One of the interesting side effects of my therapy for depression is that now I rarely cry (I think that it is the medication).  I get sad, sometimes have the blues, but crying is an uncommon event.  Matt can probably count on both hands how many times he has seen me cry since we have known each other.

While I am glad that I don't cry all the time, or at the drop of a hat, I had feared that I had become so cynical or hard that I was unable to cry.  That is why I so appreciate the cry I get each week watching Grey's Anatomy.  It reminds me that I have the capability to be empathetic, sympathetic, and vulnerable.  I am reminded that (even though scripted and sometimes hokie) there are people out there struggling with their own sets of problems, and somehow surviving through what may seem unendurable.  Somehow, those five or so minutes a week that I silently cry is cathartic.  I usually feel better during the closing credits than I did when I sat down.

Am I weird?  Maybe.  Could I find a better way to let go of some pent up emotion?  Probably.  But for right now, I am grateful for some small things, including that God has helped me fight my war with depression, and yet I still have the ability to have a good cry on a regular basis.  I feel like I got my cake and I'm eating it, too.

Tuesday, January 19, 2010

A New Year

We're halfway into a new year and I have spent a long time thinking about the year that has just passed. What makes a year a "good year" or a "bad year"? Wines have good years, i.e. "Oh, the '92 pinot was outstanding", but I think there might actually be criteria used to in bestowing that label. How do you decide if it was a year that you are glad to see end? Can a year be full of fun trips, time spent with family and friends, quality interaction with your spouse, etc. and still be a bad year because of one large devastating event?

I spent the last five months of 2009 just wishing to get to the end of the year. After my dad passed away in August, the year became a "bad" year, perhaps one of, if not the, worst of my life. But up to the point, eight months had passed with what I would have judged to be great events: I sold my house, Matt and I finally were able to live together, we started remodeling our house, we took a great vacation to Playa del Carma in February, and neither of us lost our jobs in the middle of the economic downturn. We were blessed and felt blessed.

One phone call changed that stable feeling for me. One call that informed me that my dad was gone. And with that, eight months (actually 39 years and 3 months) of being Cristy disappeared. What was left was Cristy, but one that was different than before, and 2009 changed thenceforth.

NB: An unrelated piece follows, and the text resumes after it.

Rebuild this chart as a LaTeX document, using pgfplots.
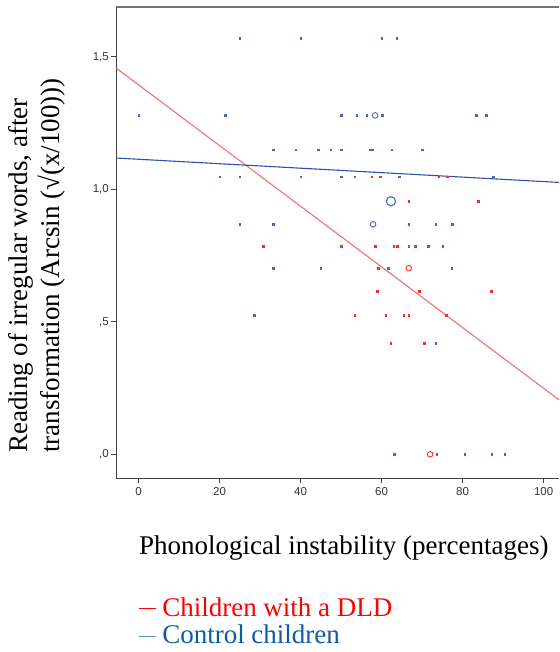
\documentclass[border=0pt]{standalone}
\usepackage{pgfplots}
\pgfplotsset{compat=1.18}
\usepackage{fontspec}
\setmainfont{Liberation Serif}
\newfontfamily\arialfont{Liberation Sans}
\definecolor{dldred}{HTML}{F03030}
\definecolor{ctlblue}{HTML}{4B64C8}
\definecolor{redline}{HTML}{F07070}
\definecolor{blueline}{HTML}{3050B0}
\definecolor{legblue}{HTML}{0A5CA8}
\definecolor{legred}{HTML}{FF0000}
\begin{document}
\begin{tikzpicture}
\begin{axis}[
  at={(0,0)}, anchor=south west,
  scale only axis, width=442.7pt, height=471.3pt,
  xmin=-5.5, xmax=103.8, ymin=-0.0906, ymax=1.688,
  axis lines*=left,
  axis line style={draw=black!75, line width=1.2pt},
  tick align=outside,
  major tick length=5pt,
  tick style={draw=black!75, line width=1pt},
  xtick={0,20,40,60,80,100},
  xticklabels={0,20,40,60,80,100},
  ytick={0,0.5,1,1.5},
  yticklabels={{,0},{,5},{1,0},{1,5}},
  tick label style={font=\arialfont\fontsize{11.5}{13}\selectfont, text=black!80},
  xticklabel style={yshift=-1pt},
  yticklabel style={xshift=1pt},
  clip=false,
]
\addplot[redline, line width=1.1pt] coordinates {(-5.5,1.457) (103.8,0.2055)};
\addplot[blueline, line width=1.1pt] coordinates {(-5.5,1.118) (103.8,1.026)};
% control children: single cases
\addplot[only marks, mark=square*, mark size=0.8pt, mark options={draw=ctlblue, fill=ctlblue}] coordinates {
(25,1.571) (40,1.571) (60,1.571) (63.7,1.571)
(0,1.279) (21.4,1.279) (50,1.279) (53.9,1.279) (56.3,1.279) (60.1,1.279) (83.4,1.279) (85.8,1.279)
(33.3,1.150) (44.4,1.150) (47.4,1.150) (50,1.150) (57.1,1.150) (62.5,1.150) (70,1.150)
(20,1.047) (25,1.047) (40,1.047) (50,1.047) (53.4,1.047) (64.3,1.047) (87.6,1.047)
(25,0.868) (33.3,0.868) (73.4,0.868)
(66.7,0.785) (71.5,0.785)
(33.3,0.702) (45,0.702) (61.6,0.702)
(28.5,0.524)
(73.4,0.420)
};
% control children: repeated cases
\addplot[only marks, mark=o, mark size=2.8pt, mark options={draw=ctlblue, line width=0.9pt}] coordinates {
(58.4,1.279) (57.9,0.868)
};
\addplot[only marks, mark=o, mark size=4.6pt, mark options={draw=ctlblue, line width=1.1pt}] coordinates {
(62.3,0.955)
};
% children with a DLD: single cases
\addplot[only marks, mark=square*, mark size=0.8pt, mark options={draw=dldred, fill=dldred}] coordinates {
(38.8,1.150) (57.7,1.150)
(57.6,1.047) (59.6,1.047) (74.1,1.047) (76.2,1.047)
(66.7,0.955) (83.9,0.955)
(66.7,0.868) (77.5,0.868)
(30.7,0.785) (50,0.785) (58.4,0.785) (63,0.785) (63.8,0.785) (68.3,0.785) (75.1,0.785)
(59.2,0.702) (77.3,0.702)
(58.9,0.615) (69.3,0.615) (87.1,0.615)
(53.4,0.524) (61,0.524) (65.5,0.524) (66.7,0.524) (76,0.524)
(62.2,0.420) (70.5,0.420)
(63.1,0) (73.6,0) (80.5,0) (87.2,0) (90.4,0)
};
% children with a DLD: repeated cases
\addplot[only marks, mark=o, mark size=2.8pt, mark options={draw=dldred, line width=0.9pt}] coordinates {
(66.7,0.702) (72,0)
};
\draw[black!55, line width=2pt] (rel axis cs:0,1) -- (rel axis cs:1,1);
\end{axis}
% axis titles
\node[rotate=90, anchor=base west, inner sep=0pt, font=\fontsize{27}{31}\selectfont] at (-88.3pt,25.3pt) {Reading of irregular words, after};
\node[rotate=90, anchor=base west, inner sep=0pt, font=\fontsize{27}{31}\selectfont] at (-56.3pt,25.3pt) {transformation (Arcsin (√(x/100)))};
\node[anchor=base west, inner sep=0pt, font=\fontsize{27}{31}\selectfont] at (22.7pt,-76.7pt) {Phonological instability (percentages)};
% legend
\node[anchor=base west, inner sep=0pt, font=\fontsize{27}{31}\selectfont, text=legred] at (22pt,-137.7pt) {{\color{legred}\rule[0.27em]{17pt}{0.7pt}} Children with a DLD};
\node[anchor=base west, inner sep=0pt, font=\fontsize{27}{31}\selectfont, text=legblue] at (22pt,-165.5pt) {{\color{legblue!70}\rule[0.27em]{17pt}{0.7pt}} Control children};
\pgfresetboundingbox
\path (-116.3pt,-173.7pt) rectangle (442.7pt,478.3pt);
\end{tikzpicture}
\end{document}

So, I looked forward to 2010 with great anticipation, expecting to feel somehow fresh and new on January 1, maybe not as heavy. The truth was that I didn't feel much different than I did on the day before, or that I did two weeks before. I have decided that 2009 was a life-altering year. There were good things that happened to me and mine in 2009--Matt and I made our marriage "official" by finally being able to live together (and living together is certainly life-altering!) and I moved to a new town to do so. I also lost a parent in 2009, and nothing can prepare you for the change that takes place from that event. I will never be the same person I was because he is gone -- I do not have a earthly father anymore and as such, I am altered irrevocably.

Was it a bad year? No, it wasn't a bad year, but it will forever be linked in my mind with my dad's death. As such, it will always be remembered as a bad year because I was forced to face the reality of losing someone I love. I am surviving, though, so I will continue to have hope and faith for the new year.